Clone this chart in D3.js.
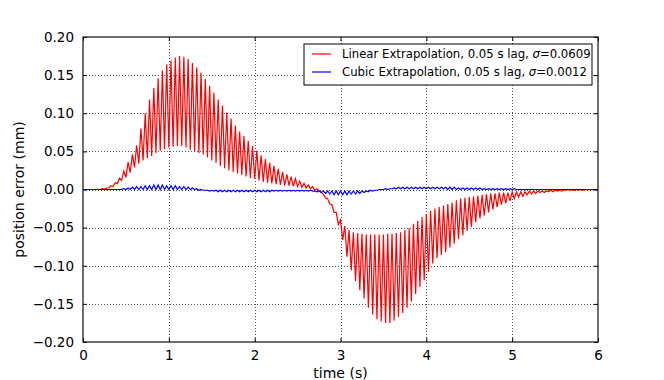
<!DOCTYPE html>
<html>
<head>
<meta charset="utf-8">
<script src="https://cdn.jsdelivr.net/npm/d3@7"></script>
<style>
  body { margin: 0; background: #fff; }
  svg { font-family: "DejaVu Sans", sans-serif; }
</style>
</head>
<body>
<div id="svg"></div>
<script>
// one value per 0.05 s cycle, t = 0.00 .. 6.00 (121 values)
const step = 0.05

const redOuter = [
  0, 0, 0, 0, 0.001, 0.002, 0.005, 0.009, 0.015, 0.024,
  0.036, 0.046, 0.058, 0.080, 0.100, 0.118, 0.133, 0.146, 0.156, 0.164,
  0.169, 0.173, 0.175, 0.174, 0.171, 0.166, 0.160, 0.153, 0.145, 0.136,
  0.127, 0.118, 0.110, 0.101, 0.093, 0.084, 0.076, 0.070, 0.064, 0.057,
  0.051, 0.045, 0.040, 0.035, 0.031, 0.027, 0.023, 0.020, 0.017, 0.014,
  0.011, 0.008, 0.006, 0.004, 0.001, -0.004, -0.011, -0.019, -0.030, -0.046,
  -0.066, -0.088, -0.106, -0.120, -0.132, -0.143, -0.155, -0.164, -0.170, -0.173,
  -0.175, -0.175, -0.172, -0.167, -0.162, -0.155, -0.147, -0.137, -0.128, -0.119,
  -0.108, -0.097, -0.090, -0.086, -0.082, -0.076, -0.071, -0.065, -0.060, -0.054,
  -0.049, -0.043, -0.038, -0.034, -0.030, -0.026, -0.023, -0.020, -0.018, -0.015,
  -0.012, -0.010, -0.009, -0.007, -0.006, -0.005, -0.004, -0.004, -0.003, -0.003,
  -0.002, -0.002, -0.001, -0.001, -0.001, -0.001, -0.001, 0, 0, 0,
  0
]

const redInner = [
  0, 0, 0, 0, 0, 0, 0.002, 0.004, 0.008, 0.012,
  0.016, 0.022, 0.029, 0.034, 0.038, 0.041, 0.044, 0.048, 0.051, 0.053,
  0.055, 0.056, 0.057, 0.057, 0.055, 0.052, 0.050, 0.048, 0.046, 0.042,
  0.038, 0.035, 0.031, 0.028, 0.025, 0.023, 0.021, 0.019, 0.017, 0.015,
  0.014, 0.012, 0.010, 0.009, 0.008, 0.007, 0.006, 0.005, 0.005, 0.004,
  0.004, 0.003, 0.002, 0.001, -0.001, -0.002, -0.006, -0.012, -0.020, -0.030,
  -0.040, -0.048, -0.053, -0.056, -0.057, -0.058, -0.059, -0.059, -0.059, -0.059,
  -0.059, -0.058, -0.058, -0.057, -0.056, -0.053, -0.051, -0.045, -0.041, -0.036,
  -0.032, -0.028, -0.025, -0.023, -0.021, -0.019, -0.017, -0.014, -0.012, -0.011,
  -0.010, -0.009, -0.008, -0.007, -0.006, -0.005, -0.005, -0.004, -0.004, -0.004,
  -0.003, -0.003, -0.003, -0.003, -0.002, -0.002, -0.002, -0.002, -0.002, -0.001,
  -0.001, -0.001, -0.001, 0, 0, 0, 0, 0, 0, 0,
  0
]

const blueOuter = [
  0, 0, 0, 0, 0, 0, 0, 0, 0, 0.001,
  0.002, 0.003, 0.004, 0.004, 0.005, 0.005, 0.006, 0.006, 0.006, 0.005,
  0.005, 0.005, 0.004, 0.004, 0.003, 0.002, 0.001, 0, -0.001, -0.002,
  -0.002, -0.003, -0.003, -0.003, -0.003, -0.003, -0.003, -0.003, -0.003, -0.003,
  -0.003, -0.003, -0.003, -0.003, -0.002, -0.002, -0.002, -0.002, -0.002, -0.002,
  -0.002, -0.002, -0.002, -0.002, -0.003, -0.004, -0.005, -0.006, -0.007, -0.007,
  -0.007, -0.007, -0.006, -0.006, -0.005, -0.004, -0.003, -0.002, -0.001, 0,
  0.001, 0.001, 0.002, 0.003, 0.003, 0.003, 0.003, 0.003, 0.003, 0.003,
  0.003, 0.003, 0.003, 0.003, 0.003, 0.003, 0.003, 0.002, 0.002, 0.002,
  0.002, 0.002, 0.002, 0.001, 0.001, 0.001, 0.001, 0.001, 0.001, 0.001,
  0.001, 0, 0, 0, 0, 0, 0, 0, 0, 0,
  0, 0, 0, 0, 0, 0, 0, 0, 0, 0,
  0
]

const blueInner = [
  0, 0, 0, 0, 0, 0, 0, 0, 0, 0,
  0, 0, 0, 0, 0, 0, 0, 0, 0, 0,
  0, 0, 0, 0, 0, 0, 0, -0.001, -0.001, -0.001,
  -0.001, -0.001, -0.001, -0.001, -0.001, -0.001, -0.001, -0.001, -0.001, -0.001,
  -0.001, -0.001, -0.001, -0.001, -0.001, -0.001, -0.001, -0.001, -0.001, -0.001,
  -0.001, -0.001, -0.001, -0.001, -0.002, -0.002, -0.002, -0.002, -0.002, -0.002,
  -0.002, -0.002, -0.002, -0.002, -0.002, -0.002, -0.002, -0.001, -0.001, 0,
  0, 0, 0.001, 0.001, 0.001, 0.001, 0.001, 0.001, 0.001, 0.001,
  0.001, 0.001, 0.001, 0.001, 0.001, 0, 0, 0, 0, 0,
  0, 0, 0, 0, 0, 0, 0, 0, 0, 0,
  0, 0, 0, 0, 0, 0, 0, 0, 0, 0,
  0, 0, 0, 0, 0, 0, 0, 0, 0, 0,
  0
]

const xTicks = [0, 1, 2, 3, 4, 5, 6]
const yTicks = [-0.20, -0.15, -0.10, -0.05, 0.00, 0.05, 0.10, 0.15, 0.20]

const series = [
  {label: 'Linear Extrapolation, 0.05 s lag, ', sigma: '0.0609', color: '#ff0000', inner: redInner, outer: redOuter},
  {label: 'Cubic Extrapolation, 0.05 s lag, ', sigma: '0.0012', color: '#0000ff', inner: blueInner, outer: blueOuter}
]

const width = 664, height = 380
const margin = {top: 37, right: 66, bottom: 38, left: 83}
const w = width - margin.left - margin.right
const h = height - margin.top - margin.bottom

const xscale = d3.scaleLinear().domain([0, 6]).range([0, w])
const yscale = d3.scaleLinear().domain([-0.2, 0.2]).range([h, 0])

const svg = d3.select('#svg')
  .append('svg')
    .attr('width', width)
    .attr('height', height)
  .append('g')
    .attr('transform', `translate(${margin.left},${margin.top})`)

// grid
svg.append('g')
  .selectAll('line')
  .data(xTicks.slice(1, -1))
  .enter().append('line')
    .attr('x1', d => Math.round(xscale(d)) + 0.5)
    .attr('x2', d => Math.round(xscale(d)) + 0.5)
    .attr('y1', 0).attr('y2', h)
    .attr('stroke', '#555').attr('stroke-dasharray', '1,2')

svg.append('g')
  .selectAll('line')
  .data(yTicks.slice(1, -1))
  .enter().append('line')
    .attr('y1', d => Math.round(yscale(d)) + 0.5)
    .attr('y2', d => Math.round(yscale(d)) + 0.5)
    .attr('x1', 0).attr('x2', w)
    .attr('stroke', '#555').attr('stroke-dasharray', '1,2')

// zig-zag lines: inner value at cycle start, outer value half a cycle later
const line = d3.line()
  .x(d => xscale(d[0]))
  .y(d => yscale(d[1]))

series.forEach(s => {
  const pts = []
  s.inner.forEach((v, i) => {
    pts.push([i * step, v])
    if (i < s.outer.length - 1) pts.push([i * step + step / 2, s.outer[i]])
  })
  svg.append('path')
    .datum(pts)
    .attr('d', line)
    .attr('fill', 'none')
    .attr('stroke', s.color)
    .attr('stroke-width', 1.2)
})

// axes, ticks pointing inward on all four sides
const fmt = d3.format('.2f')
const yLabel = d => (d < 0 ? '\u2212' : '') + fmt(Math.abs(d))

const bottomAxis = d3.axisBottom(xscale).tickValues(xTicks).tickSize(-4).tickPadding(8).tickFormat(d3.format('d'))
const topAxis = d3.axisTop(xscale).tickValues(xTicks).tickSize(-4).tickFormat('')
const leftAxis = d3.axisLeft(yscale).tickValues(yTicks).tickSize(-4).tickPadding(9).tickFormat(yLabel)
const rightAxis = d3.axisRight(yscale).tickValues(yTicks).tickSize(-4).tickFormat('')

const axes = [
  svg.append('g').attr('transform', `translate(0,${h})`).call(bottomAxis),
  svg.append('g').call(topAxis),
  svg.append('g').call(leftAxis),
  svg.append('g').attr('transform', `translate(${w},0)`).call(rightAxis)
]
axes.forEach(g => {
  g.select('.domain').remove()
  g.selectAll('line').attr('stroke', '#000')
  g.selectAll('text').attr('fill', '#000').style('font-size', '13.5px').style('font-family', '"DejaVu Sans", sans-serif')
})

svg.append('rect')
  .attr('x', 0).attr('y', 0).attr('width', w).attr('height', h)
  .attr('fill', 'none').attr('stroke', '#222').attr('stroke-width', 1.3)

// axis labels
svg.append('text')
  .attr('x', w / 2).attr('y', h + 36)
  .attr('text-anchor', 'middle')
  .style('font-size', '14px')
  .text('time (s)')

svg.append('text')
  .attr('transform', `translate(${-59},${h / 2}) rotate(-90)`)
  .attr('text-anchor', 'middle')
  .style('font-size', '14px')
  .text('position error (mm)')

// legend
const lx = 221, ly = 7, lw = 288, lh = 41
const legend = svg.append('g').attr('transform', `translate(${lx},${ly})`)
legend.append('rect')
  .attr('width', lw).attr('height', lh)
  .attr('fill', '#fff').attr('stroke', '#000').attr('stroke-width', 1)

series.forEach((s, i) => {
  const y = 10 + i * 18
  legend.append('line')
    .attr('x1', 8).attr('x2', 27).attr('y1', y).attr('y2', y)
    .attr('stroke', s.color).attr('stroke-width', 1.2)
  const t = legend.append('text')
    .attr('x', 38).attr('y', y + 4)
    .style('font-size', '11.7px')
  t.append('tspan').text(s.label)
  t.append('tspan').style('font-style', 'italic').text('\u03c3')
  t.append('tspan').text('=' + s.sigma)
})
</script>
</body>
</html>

* * * *

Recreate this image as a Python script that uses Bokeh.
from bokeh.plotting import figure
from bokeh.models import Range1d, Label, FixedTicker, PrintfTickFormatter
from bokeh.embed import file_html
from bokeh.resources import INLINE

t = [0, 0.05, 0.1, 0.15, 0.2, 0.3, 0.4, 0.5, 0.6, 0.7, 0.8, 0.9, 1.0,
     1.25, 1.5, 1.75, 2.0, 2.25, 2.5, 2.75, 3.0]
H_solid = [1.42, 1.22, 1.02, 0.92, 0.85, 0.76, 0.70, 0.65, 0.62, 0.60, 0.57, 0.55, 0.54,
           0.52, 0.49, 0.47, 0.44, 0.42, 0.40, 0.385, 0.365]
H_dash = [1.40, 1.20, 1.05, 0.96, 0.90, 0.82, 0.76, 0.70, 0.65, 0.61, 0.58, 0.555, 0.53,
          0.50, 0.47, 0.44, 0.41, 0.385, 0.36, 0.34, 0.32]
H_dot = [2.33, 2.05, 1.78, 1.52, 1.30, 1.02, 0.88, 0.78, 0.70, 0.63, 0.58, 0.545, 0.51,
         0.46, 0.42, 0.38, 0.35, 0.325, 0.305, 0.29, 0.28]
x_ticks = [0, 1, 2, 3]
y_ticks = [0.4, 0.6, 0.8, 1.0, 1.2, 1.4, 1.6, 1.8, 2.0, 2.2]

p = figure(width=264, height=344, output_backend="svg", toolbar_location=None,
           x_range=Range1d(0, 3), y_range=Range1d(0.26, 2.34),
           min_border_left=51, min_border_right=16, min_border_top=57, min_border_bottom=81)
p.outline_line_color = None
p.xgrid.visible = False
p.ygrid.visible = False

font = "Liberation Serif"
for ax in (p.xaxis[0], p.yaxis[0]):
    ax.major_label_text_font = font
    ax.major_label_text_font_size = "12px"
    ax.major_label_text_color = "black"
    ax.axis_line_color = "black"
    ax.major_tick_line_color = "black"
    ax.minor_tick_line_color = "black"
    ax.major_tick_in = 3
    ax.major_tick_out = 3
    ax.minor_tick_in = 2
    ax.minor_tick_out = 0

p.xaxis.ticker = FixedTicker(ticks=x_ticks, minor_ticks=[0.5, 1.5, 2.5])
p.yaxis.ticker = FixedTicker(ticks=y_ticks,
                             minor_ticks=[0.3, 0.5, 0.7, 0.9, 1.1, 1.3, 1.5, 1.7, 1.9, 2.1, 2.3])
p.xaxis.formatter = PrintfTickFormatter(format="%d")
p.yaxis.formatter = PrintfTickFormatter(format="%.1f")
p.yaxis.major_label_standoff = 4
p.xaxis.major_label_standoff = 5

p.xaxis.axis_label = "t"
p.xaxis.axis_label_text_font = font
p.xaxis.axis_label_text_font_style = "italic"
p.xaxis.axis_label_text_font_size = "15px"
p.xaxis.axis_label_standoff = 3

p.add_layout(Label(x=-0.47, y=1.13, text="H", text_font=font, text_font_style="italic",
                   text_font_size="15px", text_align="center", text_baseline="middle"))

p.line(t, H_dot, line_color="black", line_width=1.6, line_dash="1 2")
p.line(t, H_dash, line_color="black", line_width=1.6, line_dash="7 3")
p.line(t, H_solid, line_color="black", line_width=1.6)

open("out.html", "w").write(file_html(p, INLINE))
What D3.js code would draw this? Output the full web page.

* * * *

> WRITTEN EXERCISE
Repeat exactly the part that opens with the line containing "Clone this chart in D3.js." and closes with the line containing "const step = 0.05". Include both end lines, and drop the pictures.

> RESULT OF THIS EXERCISE
Clone this chart in D3.js.
<!DOCTYPE html>
<html>
<head>
<meta charset="utf-8">
<script src="https://cdn.jsdelivr.net/npm/d3@7"></script>
<style>
  body { margin: 0; background: #fff; }
  svg { font-family: "DejaVu Sans", sans-serif; }
</style>
</head>
<body>
<div id="svg"></div>
<script>
// one value per 0.05 s cycle, t = 0.00 .. 6.00 (121 values)
const step = 0.05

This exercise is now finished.